John Ging, director of operations in Gaza for UNRWA, the UN Relief and Works Agency, also called for a full investigation into allegations that Israeli military forces may have used illegal weapons in their 18-day offensive.
He spoke from Gaza by audiolink to reporters in Geneva, as UN Secretary-General Ban Ki-moon headed to the region for a week of talks with leaders aimed at ending the bloodshed.
"Whatever is being done is not sufficient until the guns fall silent. That has to be our measure. And the international community cannot stand as bystanders and watch two parties that have now expressed their intent not to stop," Ging said.
Under the 1949 Geneva Conventions, the civilian population has a legal right to effective action on the part of the international community to ensure its protection, he said.
"It is a test of our humanity. . .," he added.
There was a "pervasive sense of fear" among Palestinians throughout the Gaza Strip, according to Ging, who spoke from an UNRWA distribution centre after visiting shelters and clinics.

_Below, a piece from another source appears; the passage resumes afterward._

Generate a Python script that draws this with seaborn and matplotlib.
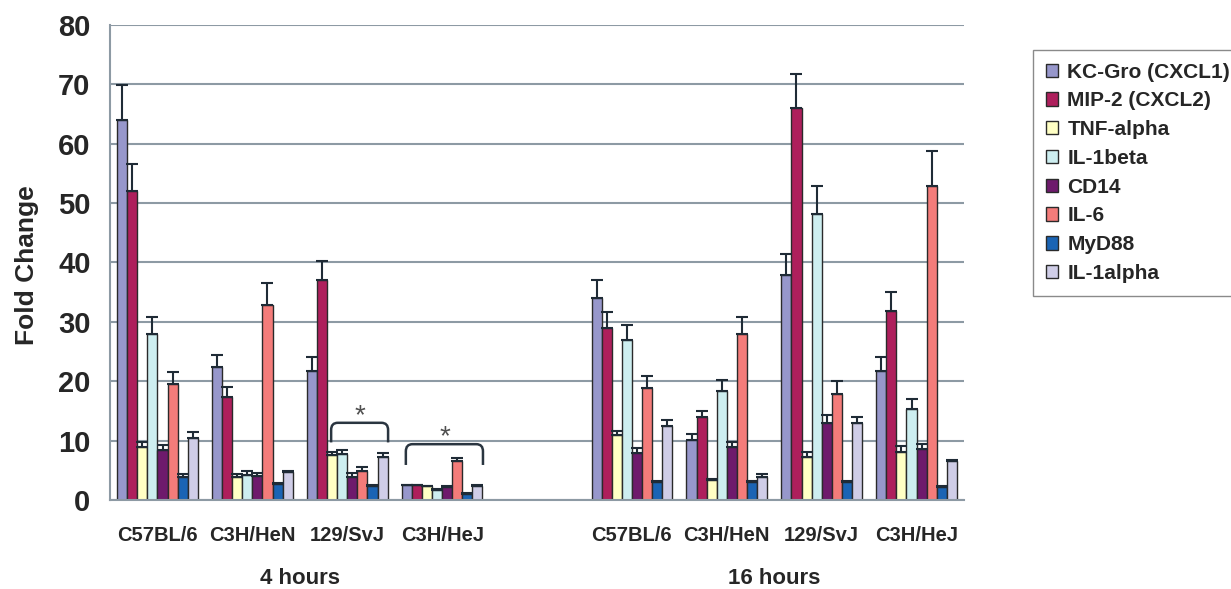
import numpy as np
import pandas as pd
import seaborn as sns
import matplotlib.pyplot as plt
from matplotlib.path import Path
from matplotlib.patches import PathPatch

# x slots: 4 strains at 4 h, an empty spacer, 4 strains at 16 h
slots = ["4h C57BL/6", "4h C3H/HeN", "4h 129/SvJ", "4h C3H/HeJ", "spacer",
         "16h C57BL/6", "16h C3H/HeN", "16h 129/SvJ", "16h C3H/HeJ"]
tick_labels = ["C57BL/6", "C3H/HeN", "129/SvJ", "C3H/HeJ", "",
               "C57BL/6", "C3H/HeN", "129/SvJ", "C3H/HeJ"]
strains = [s for s in slots if s != "spacer"]
time_labels = ["4 hours", "16 hours"]

genes = ["KC-Gro (CXCL1)", "MIP-2 (CXCL2)", "TNF-alpha", "IL-1beta",
         "CD14", "IL-6", "MyD88", "IL-1alpha"]
colors = ["#9797CB", "#AE1F5C", "#FFFFC4", "#CDEEF0", "#6E1A6C",
          "#F47C7A", "#1A64B4", "#CFCDE7"]

# fold change, one value per strain (order of `strains`)
kc    = [64.0, 22.4, 21.8, 2.5, 34.0, 10.1, 37.9, 21.8]
mip2  = [52.1, 17.4, 37.1, 2.5, 28.9, 13.9, 66.0, 31.9]
tnf   = [9.0, 3.8, 7.6, 2.3, 10.9, 3.4, 7.3, 8.1]
il1b  = [28.0, 4.2, 7.7, 1.7, 27.0, 18.3, 48.1, 15.3]
cd14  = [8.4, 4.0, 3.9, 2.2, 7.9, 9.0, 13.0, 8.6]
il6   = [19.5, 32.8, 4.9, 6.5, 18.8, 27.9, 17.9, 52.9]
myd88 = [3.9, 2.7, 2.4, 1.0, 3.1, 3.1, 3.1, 2.2]
il1a  = [10.5, 4.7, 7.3, 2.4, 12.4, 3.8, 13.0, 6.5]

# upper error bars
kc_err    = [5.9, 2.1, 2.2, 0.1, 3.0, 1.0, 3.6, 2.2]
mip2_err  = [4.5, 1.6, 3.2, 0.1, 2.8, 1.1, 5.8, 3.1]
tnf_err   = [0.7, 0.5, 0.5, 0.1, 0.8, 0.2, 0.7, 1.0]
il1b_err  = [2.8, 0.7, 0.7, 0.1, 2.5, 1.9, 4.7, 1.7]
cd14_err  = [0.8, 0.6, 0.6, 0.1, 0.8, 0.8, 1.3, 0.8]
il6_err   = [2.1, 3.8, 0.7, 0.5, 2.1, 3.0, 2.1, 5.8]
myd88_err = [0.4, 0.1, 0.1, 0.1, 0.1, 0.1, 0.1, 0.1]
il1a_err  = [0.9, 0.2, 0.6, 0.1, 1.1, 0.6, 0.9, 0.3]

values = [kc, mip2, tnf, il1b, cd14, il6, myd88, il1a]
errors = [kc_err, mip2_err, tnf_err, il1b_err, cd14_err, il6_err, myd88_err, il1a_err]

rows = []
for g, vals, errs in zip(genes, values, errors):
    for s, v, e in zip(strains, vals, errs):
        rows.append({"strain": s, "gene": g, "fold": v, "err": e})
df = pd.DataFrame(rows)

# significance brackets: slot, first gene, last gene, bracket top, leg end
brackets = [("4h 129/SvJ", "TNF-alpha", "IL-1alpha", 13.0, 9.7),
            ("4h C3H/HeJ", "KC-Gro (CXCL1)", "IL-1alpha", 9.4, 5.9)]

sns.set_style("white")
plt.rcParams["font.family"] = ["Liberation Sans", "DejaVu Sans"]
grey = "#8d9aa4"

fig = plt.figure(figsize=(12.31, 5.89), dpi=100)
ax = fig.add_axes([0.0894, 0.1511, 0.6937, 0.8065])

sns.barplot(data=df, x="strain", y="fold", hue="gene", order=slots,
            hue_order=genes, palette=colors, saturation=1, width=0.85,
            edgecolor="#2a2a2a", linewidth=1, errorbar=None, ax=ax)

bar_at = {}
for g, cont in zip(genes, ax.containers):
    sub = df[df.gene == g].set_index("strain")
    for bar in cont:
        xc = bar.get_x() + bar.get_width() / 2
        slot = slots[int(round(xc))]
        bar_at[(g, slot)] = bar
        ax.errorbar(xc, bar.get_height(), yerr=[[0], [sub.loc[slot, "err"]]],
                    fmt="none", ecolor="#1f2b36", elinewidth=1.5,
                    capsize=4, capthick=1.5, zorder=3)

for slot, g0, g1, ytop, yend in brackets:
    b0, b1 = bar_at[(g0, slot)], bar_at[(g1, slot)]
    x0 = b0.get_x() + b0.get_width() * 0.4
    x1 = b1.get_x() + b1.get_width() * 1.05
    rx, ry = 0.07, 1.2
    verts = [(x0, yend), (x0, ytop - ry), (x0, ytop), (x0 + rx, ytop),
             (x1 - rx, ytop), (x1, ytop), (x1, ytop - ry), (x1, yend)]
    codes = [Path.MOVETO, Path.LINETO, Path.CURVE3, Path.CURVE3,
             Path.LINETO, Path.CURVE3, Path.CURVE3, Path.LINETO]
    ax.add_patch(PathPatch(Path(verts, codes), fill=False,
                           edgecolor="#2a3540", lw=1.8, zorder=4))
    ax.text((x0 + x1) / 2, ytop + 1.1, "*", ha="center", va="center",
            fontsize=20, color="#505050")

ax.set_xlim(-0.5, 8.5)
ax.set_ylim(0, 80)
ax.set_yticks(range(0, 81, 10))
ax.yaxis.grid(True, color=grey, lw=1.5)
ax.set_axisbelow(True)
for side in ["top", "right"]:
    ax.spines[side].set_visible(False)
for side in ["left", "bottom"]:
    ax.spines[side].set_color(grey)
    ax.spines[side].set_linewidth(1.5)

ax.set_xticks(range(len(slots)))
ax.set_xticklabels(tick_labels, fontsize=14.5, fontweight="bold")
ax.set_xticks(np.arange(-0.5, len(slots), 1), minor=True)
ax.tick_params(axis="x", which="major", length=0, pad=19)
ax.tick_params(axis="x", which="minor", length=7, width=1.3, color=grey, direction="out")
ax.tick_params(axis="y", length=7, width=1.5, color=grey, direction="out", pad=7,
               labelsize=21)
for t in ax.get_yticklabels():
    t.set_fontweight("bold")

ax.set_xlabel("")
ax.set_ylabel("")
fig.text(27 / 1231, 0.55, "Fold Change", rotation=90, ha="center", va="center",
         fontsize=19, fontweight="bold")

for lab, center in zip(time_labels, [1.5, 6.5]):
    ax.text(center, -0.165, lab, transform=ax.get_xaxis_transform(),
            ha="center", va="center", fontsize=16, fontweight="bold")

handles, labels = ax.get_legend_handles_labels()
ax.get_legend().remove()
fig.legend(handles, labels, loc="upper left",
           bbox_to_anchor=(1033 / 1231, 1 - 50 / 589), frameon=True,
           fancybox=False, edgecolor="#8a8a8a", framealpha=1,
           prop={"weight": "bold", "size": 15}, handlelength=0.6,
           handleheight=0.6, handletextpad=0.45, labelspacing=0.47,
           borderpad=0.6, borderaxespad=0)

fig.savefig("out.png", dpi=100)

"All the people, the first thing they say to me and the last thing they say to me is 'Please, we need protection, nowhere is safe'," he said. "And they're right, nowhere is safe. The casualty figures speak for that."

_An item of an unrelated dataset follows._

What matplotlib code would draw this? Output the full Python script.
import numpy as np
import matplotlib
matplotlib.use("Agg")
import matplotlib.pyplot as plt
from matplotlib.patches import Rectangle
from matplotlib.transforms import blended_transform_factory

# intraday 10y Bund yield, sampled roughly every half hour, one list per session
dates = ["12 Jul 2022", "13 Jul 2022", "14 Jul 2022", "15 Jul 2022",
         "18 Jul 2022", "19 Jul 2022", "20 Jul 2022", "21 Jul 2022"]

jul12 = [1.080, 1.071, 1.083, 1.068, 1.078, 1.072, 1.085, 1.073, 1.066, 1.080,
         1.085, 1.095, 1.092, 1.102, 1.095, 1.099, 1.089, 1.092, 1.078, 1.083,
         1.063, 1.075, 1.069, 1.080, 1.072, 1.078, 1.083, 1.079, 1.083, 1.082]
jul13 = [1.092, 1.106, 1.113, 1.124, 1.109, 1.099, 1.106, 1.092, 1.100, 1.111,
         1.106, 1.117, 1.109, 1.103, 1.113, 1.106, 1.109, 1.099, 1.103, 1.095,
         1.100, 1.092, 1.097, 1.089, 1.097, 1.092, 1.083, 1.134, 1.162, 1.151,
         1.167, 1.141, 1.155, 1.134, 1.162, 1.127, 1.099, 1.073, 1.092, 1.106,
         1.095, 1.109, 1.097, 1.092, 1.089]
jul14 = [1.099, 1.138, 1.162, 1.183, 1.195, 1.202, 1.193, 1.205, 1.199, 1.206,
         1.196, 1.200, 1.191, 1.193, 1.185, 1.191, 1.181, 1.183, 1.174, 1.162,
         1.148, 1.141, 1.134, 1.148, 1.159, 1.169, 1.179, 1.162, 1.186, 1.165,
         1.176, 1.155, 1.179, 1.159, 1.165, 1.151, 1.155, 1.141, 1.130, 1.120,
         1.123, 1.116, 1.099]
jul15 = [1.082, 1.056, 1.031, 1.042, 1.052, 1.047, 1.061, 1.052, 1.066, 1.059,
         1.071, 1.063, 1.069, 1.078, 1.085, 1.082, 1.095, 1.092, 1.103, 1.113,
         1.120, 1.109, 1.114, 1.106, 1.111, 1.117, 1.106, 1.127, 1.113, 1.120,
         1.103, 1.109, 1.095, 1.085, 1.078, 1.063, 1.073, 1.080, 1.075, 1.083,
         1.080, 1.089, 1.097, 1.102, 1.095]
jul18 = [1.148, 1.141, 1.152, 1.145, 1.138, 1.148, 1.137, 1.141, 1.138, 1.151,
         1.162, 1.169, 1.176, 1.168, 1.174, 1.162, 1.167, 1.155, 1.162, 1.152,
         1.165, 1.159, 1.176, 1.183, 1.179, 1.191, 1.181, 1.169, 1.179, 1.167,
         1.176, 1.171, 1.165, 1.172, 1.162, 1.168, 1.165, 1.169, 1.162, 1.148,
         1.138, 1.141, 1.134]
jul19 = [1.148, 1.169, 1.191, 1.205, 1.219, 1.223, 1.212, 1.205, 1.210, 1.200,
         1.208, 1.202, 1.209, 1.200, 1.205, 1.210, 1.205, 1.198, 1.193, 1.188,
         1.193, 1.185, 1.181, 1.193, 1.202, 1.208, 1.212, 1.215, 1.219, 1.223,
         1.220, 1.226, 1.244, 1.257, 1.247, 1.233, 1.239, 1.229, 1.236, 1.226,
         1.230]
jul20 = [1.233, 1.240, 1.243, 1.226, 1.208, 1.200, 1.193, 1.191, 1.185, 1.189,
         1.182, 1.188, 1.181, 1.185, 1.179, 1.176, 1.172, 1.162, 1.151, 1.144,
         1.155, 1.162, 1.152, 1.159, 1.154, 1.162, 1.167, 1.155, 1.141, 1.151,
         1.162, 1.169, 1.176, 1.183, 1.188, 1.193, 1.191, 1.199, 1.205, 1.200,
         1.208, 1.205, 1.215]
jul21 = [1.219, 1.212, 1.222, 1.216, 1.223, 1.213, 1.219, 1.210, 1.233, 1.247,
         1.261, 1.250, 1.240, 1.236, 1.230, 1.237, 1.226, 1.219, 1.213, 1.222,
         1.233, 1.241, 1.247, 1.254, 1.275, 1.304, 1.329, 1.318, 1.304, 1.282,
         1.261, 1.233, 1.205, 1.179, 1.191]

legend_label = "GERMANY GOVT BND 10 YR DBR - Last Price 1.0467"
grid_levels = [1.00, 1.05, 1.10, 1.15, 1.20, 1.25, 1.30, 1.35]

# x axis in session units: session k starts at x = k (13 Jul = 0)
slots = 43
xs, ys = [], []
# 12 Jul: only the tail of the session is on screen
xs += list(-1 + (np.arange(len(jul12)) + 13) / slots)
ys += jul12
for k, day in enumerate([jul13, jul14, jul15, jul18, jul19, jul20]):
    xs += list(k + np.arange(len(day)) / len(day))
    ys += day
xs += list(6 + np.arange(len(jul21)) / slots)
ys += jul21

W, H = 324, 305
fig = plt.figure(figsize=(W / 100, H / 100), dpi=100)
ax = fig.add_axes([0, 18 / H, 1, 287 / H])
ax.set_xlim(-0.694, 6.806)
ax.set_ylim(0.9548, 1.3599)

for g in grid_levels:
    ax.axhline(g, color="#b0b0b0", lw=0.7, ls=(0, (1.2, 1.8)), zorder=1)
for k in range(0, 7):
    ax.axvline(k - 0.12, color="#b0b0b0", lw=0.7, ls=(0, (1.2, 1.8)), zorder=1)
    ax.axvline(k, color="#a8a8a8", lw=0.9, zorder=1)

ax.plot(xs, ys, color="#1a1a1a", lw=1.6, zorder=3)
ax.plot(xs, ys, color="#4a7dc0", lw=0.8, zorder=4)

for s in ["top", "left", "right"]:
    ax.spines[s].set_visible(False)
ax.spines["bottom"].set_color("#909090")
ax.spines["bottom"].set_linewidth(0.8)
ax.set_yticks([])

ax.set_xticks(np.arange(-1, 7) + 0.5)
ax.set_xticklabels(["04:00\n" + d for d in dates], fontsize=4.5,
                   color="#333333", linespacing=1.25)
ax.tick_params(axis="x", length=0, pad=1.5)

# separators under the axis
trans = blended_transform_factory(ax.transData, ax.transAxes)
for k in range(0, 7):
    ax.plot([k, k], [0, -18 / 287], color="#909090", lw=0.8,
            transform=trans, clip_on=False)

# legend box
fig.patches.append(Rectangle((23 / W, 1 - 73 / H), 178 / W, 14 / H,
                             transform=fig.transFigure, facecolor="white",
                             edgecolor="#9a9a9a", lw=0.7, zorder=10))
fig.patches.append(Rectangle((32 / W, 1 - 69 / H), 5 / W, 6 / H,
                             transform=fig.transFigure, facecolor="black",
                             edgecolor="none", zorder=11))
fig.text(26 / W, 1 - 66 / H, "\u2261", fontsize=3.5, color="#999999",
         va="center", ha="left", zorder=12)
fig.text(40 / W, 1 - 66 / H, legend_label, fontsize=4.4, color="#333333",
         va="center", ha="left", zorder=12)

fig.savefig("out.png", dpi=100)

Palestinian medical officials said at least 925 people had been killed in Gaza since Israel begin its assault on Dec. 27 in response to cross-border rockets fired by Hamas militants.
"The influx of wounded keeps growing. Almost one half of the injuries are women and children," ICRC spokeswoman Dorothea Krimitsas told reporters in Geneva.
Ging also called for a halt to rockets fired into Israel from Gaza. "The Israeli civilian population within rocket range are being terrorised on a daily basis and have been for years."
About 100 aid trucks per day now enter Gaza, carrying "just a trickle of assistance", far short of the 500 needed daily to meet huge needs, including wheat for bread, he said.
Jakob Kellenberger, President of the International Committee of the Red Cross, arrived in Gaza on Tuesday and visited an ICRC medical team working in Shifa hospital in Gaza City.
He was expected to hold talks with senior Israeli officials in Jerusalem on Wednesday after a planned visit to Sderot, an Israeli town of 24,000 targeted daily by Hamas rockets.
The ICRC said many wounded in Gaza had been "abandoned and left to suffer alone", unable to reach hospitals and inaccessible to Red Crescent ambulances and medical workers.
In a statement, the neutral humanitarian agency urged all parties, in particular Israel, to "remove restrictions on medical teams so they can do their life-saving work".